Forum - Peak Performance and FMA Unit Utilization

Jump to navigation Jump to search
Overview > Topics > Others > Peak Performance and FMA Unit Utilization
[#92]

Hello,

I tried to create a Kernel that reaches the theoretical DP peak performance. The Aurora has three FMA Units per Pipeline that can execute independent operations. Meaning that a single FMA Operation in a Kernel should theoretically reach 1/3 of the peak performance, two Operations 2/3 and three 100%.

But I noticed something peculiar. A kernel with one FMA Operation reaches 2/3 of peak performance. A Kernel with two FMA Operations reaches ~80% and one with three then reaches the peak.

The code I used is the following:
double a[VLEN];

double c[VLEN];

double aa[VLEN];

double cc[VLEN];

double aaa[VLEN];

double ccc[VLEN];

for(int i = 0; i < VLEN; ++i){

 a[i] = (double)i;
 c[i] = (double)i;
 aa[i] = (double)i;
 cc[i] = (double)i;
 aaa[i] = (double)i;
 ccc[i] = (double)i;

}


for (long i = 0; i < n; ++i) {

 #pragma _NEC nounroll
 #pragma _NEC vector_threshold(1)
 for (int v = 0; v < VLEN; ++v){
   a[i] += c[v] * i;
   aa[i] += cc[v] * i;
   aaa[v] += ccc[v] * i;
 }

}
For one FMA Operation I would comment out the other two and so on.

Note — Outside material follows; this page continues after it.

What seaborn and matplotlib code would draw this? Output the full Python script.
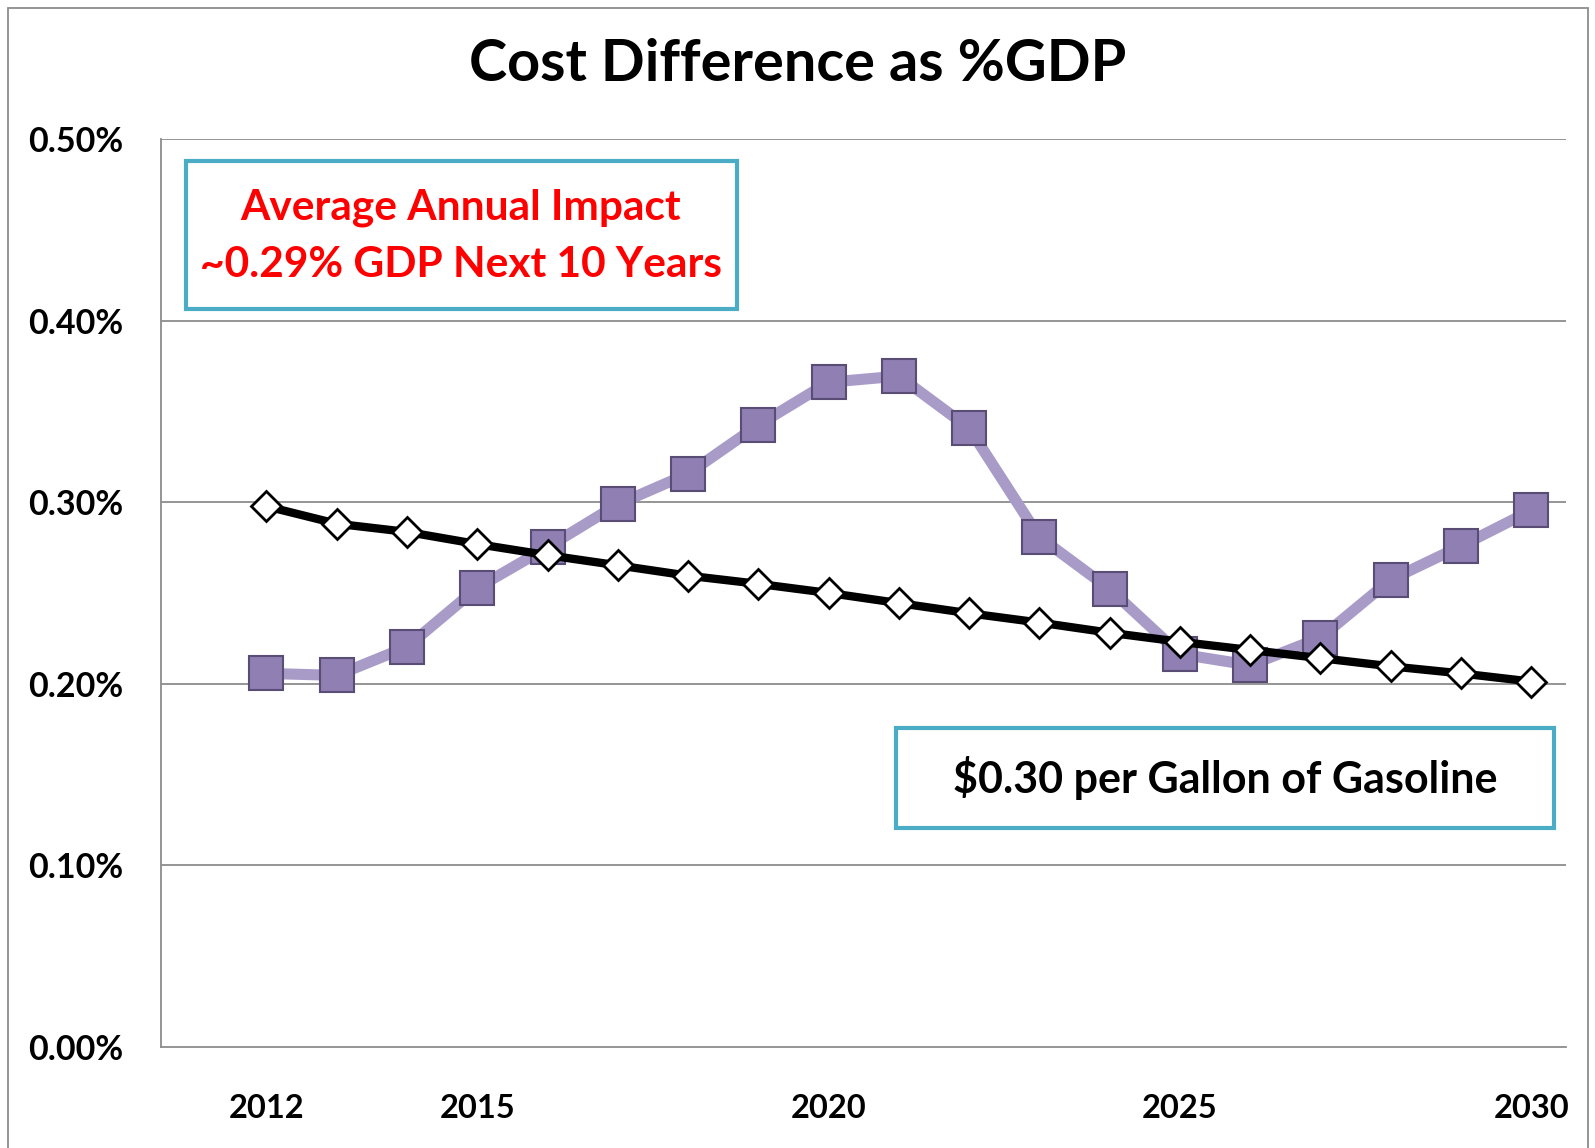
import matplotlib
matplotlib.use("Agg")
import matplotlib.pyplot as plt
import matplotlib.patches as patches
from matplotlib.ticker import FuncFormatter, FixedLocator
import seaborn as sns

# data (values in % of GDP)
years = list(range(2012, 2031))
cost_pct = [0.2057, 0.2046, 0.2203, 0.2528, 0.2752, 0.2988, 0.3156, 0.3425, 0.3660, 0.3694,
            0.3408, 0.2808, 0.2522, 0.2164, 0.2102, 0.2253, 0.2573, 0.2758, 0.2954]
trend_pct = [0.2977, 0.2881, 0.2836, 0.2769, 0.2708, 0.2652, 0.2595, 0.2550, 0.2500, 0.2444,
             0.2388, 0.2337, 0.2281, 0.2231, 0.2186, 0.2141, 0.2096, 0.2057, 0.2012]
label_years = [2012, 2015, 2020, 2025, 2030]
y_ticks = [0.0, 0.1, 0.2, 0.3, 0.4, 0.5]

sns.set_style("white")
plt.rcParams['font.family'] = ['Lato', 'DejaVu Sans']
plt.rcParams['text.color'] = 'black'

fig = plt.figure(figsize=(15.95, 11.48), dpi=100)
ax = fig.add_axes([0.101, 0.088, 0.881, 0.791])

# gridlines
for v in y_ticks[1:]:
    ax.axhline(v, color='#8c8c8c', lw=1.3, zorder=0)

sns.lineplot(x=years, y=cost_pct, ax=ax, color='#a99bc8', lw=8, marker='s', markersize=24,
             markerfacecolor='#8f7fb3', markeredgecolor='#5a4d75', markeredgewidth=1.5, zorder=3)
sns.lineplot(x=years, y=trend_pct, ax=ax, color='black', lw=6, marker='D', markersize=15,
             markerfacecolor='white', markeredgecolor='black', markeredgewidth=2, zorder=4)

ax.set_xlim(2010.5, 2030.5)
ax.set_ylim(0, 0.5)
ax.set_xticks(label_years)
ax.xaxis.set_minor_locator(FixedLocator([y + 0.5 for y in range(2010, 2031)]))
ax.tick_params(axis='x', which='major', length=0, pad=34, labelsize=23.5, labelcolor='black')
ax.tick_params(axis='x', which='minor', length=12, width=1.3, color='#8c8c8c', direction='out')
ax.set_yticks(y_ticks)
ax.yaxis.set_major_formatter(FuncFormatter(lambda v, p: f"{v:.2f}%"))
ax.tick_params(axis='y', length=10, width=1.3, color='#8c8c8c', direction='out', pad=17,
               labelsize=24.5, labelcolor='black')
for lab in ax.get_xticklabels() + ax.get_yticklabels():
    lab.set_fontweight('bold')

for s in ['top', 'right']:
    ax.spines[s].set_visible(False)
for s in ['left', 'bottom']:
    ax.spines[s].set_color('#8c8c8c')
    ax.spines[s].set_linewidth(1.3)

fig.text(0.500, 0.944, 'Cost Difference as %GDP', ha='center', va='center',
         fontsize=41.5, fontweight='bold', color='black')

# annotation boxes
box_col = '#4bacc6'
fig.patches.append(patches.Rectangle((186 / 1595, 1 - 309 / 1148), 551 / 1595, 148 / 1148,
                                     transform=fig.transFigure, fill=True, facecolor='white',
                                     edgecolor=box_col, lw=3, zorder=5))
fig.text(461 / 1595, 1 - 208 / 1148, 'Average Annual Impact', ha='center', va='center',
         fontsize=30.5, fontweight='bold', color='#ff0000', zorder=6)
fig.text(461 / 1595, 1 - 265 / 1148, '~0.29% GDP Next 10 Years', ha='center', va='center',
         fontsize=30.5, fontweight='bold', color='#ff0000', zorder=6)

fig.patches.append(patches.Rectangle((896 / 1595, 1 - 828 / 1148), 658 / 1595, 100 / 1148,
                                     transform=fig.transFigure, fill=True, facecolor='white',
                                     edgecolor=box_col, lw=3, zorder=5))
fig.text(1225 / 1595, 1 - 778 / 1148, '$0.30 per Gallon of Gasoline', ha='center', va='center',
         fontsize=31, fontweight='bold', color='black', zorder=6)

# outer chart border
fig.patches.append(patches.Rectangle((8 / 1595, -0.01), 1580 / 1595, 1 - 8 / 1148 + 0.01,
                                     transform=fig.transFigure, fill=False,
                                     edgecolor='#8c8c8c', lw=1.3))

fig.savefig('out.png', dpi=100)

Is there an explanation for this behaviour? Like for example clever scheduling?

Thank you for your help

Posted by CPTSulu on 17 October 2022 at 10:40.
Edited by CPTSulu on 17 October 2022 at 11:09.

Hello,

the example shows that register renaming and vector instruction chaining work well. (BTW I'd suppose in the innermost loop you have a[v], aa[v] instead of a[i], aa[i])

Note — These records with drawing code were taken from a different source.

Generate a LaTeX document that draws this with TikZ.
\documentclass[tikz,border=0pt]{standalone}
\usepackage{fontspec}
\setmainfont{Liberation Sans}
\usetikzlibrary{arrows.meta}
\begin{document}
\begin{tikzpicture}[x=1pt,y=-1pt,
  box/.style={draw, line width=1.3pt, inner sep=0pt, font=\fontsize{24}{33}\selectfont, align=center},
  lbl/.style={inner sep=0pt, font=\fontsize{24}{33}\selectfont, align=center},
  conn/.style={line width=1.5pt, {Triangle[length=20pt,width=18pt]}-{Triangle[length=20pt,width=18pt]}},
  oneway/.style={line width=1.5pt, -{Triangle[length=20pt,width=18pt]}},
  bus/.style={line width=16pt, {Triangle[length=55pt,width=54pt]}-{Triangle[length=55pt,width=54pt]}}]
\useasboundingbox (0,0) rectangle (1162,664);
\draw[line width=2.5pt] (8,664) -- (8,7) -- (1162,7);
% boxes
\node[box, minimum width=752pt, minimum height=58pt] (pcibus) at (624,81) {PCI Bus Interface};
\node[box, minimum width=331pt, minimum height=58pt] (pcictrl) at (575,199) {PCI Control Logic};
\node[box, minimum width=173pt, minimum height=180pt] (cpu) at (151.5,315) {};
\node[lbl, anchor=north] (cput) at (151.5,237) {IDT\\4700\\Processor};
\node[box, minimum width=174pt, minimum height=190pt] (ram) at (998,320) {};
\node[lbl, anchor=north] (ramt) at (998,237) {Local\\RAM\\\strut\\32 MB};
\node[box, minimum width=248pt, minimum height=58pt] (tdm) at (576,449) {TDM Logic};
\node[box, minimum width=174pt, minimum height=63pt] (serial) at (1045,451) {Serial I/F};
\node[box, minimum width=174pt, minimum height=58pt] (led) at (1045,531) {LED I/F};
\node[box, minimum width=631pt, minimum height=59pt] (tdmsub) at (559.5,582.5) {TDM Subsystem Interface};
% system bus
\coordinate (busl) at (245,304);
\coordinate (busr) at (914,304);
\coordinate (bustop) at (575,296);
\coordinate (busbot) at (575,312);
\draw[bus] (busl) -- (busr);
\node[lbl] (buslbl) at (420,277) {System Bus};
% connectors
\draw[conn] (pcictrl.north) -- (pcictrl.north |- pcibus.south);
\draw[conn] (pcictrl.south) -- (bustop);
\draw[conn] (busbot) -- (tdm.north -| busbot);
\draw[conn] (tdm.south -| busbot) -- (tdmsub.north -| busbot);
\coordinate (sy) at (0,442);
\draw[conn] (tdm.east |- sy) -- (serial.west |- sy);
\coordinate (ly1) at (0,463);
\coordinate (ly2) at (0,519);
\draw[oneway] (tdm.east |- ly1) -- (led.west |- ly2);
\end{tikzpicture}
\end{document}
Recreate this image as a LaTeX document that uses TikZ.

If we consider the single FMA inner loop case, the entire innermost loop consists of only one VFMAD instruction. The arrays a[], c[] live in vector registers, they don't need to be loaded/stored inside the loops. Let's suppose that a[] went into %v63 and c[] went into %v62. The outer loop then does something like this:

  • convert i to double and store it into a scalar register (say %s17)
  • VFMAD %v63, %v63, %s17, %v62
  • increment i, check if lower than n, loop if yes.

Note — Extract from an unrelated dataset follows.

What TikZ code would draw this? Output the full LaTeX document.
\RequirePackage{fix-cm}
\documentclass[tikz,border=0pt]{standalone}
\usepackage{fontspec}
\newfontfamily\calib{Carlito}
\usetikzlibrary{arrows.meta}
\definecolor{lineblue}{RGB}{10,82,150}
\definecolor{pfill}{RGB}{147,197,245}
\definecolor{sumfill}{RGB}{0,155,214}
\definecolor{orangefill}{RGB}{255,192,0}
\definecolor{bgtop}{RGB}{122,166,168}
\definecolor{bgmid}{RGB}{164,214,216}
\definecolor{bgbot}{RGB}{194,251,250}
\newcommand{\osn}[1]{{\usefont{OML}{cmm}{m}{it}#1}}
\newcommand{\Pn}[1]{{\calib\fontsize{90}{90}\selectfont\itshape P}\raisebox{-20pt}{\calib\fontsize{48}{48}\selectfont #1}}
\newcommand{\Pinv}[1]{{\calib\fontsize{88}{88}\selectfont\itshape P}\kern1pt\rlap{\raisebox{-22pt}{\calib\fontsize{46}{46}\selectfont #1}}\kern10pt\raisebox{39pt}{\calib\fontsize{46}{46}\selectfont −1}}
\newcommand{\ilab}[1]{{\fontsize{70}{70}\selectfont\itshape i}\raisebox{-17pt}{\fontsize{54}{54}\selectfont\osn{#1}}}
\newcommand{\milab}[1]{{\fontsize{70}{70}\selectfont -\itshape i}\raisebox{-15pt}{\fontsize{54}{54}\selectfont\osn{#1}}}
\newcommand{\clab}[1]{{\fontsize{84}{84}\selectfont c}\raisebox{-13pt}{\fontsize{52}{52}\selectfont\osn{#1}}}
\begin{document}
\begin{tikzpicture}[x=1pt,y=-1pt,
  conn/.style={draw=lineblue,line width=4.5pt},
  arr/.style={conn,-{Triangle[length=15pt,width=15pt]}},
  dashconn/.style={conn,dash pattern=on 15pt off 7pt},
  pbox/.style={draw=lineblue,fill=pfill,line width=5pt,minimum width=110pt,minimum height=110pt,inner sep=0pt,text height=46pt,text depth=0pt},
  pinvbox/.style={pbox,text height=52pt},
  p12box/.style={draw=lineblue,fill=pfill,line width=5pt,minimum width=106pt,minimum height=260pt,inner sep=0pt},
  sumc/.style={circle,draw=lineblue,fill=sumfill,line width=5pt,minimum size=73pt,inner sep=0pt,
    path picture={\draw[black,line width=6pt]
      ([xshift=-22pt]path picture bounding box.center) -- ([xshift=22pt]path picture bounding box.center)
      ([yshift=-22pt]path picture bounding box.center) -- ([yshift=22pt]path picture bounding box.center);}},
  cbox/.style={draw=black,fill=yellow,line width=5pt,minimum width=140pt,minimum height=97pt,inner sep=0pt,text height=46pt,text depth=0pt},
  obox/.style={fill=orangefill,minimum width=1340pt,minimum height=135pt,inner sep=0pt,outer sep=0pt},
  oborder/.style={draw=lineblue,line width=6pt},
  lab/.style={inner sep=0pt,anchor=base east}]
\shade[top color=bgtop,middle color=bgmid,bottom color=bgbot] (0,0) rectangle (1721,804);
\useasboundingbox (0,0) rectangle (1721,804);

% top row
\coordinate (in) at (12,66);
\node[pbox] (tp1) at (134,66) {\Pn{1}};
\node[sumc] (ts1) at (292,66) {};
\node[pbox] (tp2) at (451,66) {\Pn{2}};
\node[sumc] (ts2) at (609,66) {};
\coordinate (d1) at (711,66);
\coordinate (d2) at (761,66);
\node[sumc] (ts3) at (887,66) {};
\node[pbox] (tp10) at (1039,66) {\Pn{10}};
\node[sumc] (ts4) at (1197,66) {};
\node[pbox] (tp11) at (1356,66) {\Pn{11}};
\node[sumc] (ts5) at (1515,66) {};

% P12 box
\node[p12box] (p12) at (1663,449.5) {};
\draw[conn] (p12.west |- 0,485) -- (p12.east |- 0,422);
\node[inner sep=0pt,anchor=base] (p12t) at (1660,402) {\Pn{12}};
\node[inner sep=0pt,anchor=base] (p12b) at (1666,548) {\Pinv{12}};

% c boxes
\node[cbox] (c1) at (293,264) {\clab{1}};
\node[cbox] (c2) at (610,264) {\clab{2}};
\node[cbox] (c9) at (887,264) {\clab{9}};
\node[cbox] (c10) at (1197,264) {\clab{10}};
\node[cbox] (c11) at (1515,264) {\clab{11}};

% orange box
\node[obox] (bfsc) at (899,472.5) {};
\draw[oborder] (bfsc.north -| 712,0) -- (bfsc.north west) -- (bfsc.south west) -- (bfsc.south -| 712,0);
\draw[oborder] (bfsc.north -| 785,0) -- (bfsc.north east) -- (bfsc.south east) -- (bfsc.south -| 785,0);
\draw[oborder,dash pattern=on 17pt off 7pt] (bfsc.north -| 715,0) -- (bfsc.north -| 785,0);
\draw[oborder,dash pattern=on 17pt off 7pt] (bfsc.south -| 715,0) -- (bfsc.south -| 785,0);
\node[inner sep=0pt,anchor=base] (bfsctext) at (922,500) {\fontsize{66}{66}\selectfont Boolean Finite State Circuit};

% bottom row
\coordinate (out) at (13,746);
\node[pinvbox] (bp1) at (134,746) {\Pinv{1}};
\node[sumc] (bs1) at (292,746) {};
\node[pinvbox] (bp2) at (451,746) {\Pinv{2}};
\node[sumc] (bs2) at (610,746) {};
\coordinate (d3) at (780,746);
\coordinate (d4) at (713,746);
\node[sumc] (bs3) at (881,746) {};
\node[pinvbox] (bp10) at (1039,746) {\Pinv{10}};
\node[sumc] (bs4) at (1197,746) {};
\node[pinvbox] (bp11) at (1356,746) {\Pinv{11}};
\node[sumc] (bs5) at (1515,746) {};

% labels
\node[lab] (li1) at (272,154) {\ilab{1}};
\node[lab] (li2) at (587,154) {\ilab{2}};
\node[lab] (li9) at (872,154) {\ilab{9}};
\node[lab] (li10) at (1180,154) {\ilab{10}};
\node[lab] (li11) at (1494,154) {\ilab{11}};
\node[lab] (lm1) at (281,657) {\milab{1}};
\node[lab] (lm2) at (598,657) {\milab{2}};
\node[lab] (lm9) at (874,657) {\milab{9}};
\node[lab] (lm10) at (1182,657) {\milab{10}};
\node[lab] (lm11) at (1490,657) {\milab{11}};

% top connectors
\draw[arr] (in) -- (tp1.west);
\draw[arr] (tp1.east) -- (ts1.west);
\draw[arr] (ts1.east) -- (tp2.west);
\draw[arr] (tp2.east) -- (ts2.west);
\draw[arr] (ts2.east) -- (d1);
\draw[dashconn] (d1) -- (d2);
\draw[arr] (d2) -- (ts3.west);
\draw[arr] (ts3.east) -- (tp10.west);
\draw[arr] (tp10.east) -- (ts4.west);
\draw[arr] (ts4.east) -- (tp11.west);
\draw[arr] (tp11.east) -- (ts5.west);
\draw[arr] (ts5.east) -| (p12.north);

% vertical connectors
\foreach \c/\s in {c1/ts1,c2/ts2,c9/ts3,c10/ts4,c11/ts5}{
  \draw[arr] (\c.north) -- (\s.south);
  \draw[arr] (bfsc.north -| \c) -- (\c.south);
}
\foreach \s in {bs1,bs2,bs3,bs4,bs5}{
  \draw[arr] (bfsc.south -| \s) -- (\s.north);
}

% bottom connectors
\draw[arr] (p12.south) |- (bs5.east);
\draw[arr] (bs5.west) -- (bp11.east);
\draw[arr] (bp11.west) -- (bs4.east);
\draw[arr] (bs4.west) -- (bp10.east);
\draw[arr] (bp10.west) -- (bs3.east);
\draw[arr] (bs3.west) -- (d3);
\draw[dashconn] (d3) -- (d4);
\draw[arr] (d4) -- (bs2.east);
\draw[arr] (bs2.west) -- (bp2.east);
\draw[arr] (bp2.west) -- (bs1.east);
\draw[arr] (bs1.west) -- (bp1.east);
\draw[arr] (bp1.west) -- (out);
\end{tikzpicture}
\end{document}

This loop is executed on the scalar processing unit. When the VFMAD instruction is encountered, it is issued to the vector processing unit (VPU) and the scalar outer loop continues without waiting for the vector instruction to finish. This way we get a bunch of instructions issued to the VPU:
%v63' <-- %v63 + %s17 * %v62 # %v63' actually means a different physical vreg that %v63, this is a renamed vreg. %s17 contains i=0.
%v63'' <-- %v63' + %s17' * %v62 # %v63'' is again a renamed version of %v63'. %s17' is a renamed %s17 and contains i=1.
%v63''' <-- %v63'' + %s17'' * %v62 # %s17'' contains i=2.
etc...

Once the first instruction has produced a slice of 32 results in %v63', the second line can start computing! This is called vector instruction chaining. Once VFMAD instruction has some startup latency and takes 8 cycles to process the 256 length vector registers. If both FMA lines access the same %v62 (why should it be copied?) then at some point there might be a limitation to access %v62 content from multiple chained instructions. Because the number of memory ports to the registers is limited. Anyway, the fact that you see 2/3 of peak means that at a given time we have 2 of these instructions doing useful work!

If you now use two or more FMA lines inside the inner loop you get two or three independent streams of instructions that can saturate the three FMA units better. They don't depend on the same %v62.

Thank you for this simple example that achieves peak performance!

Posted by Mr.sp0ck on 24 October 2022 at 07:48.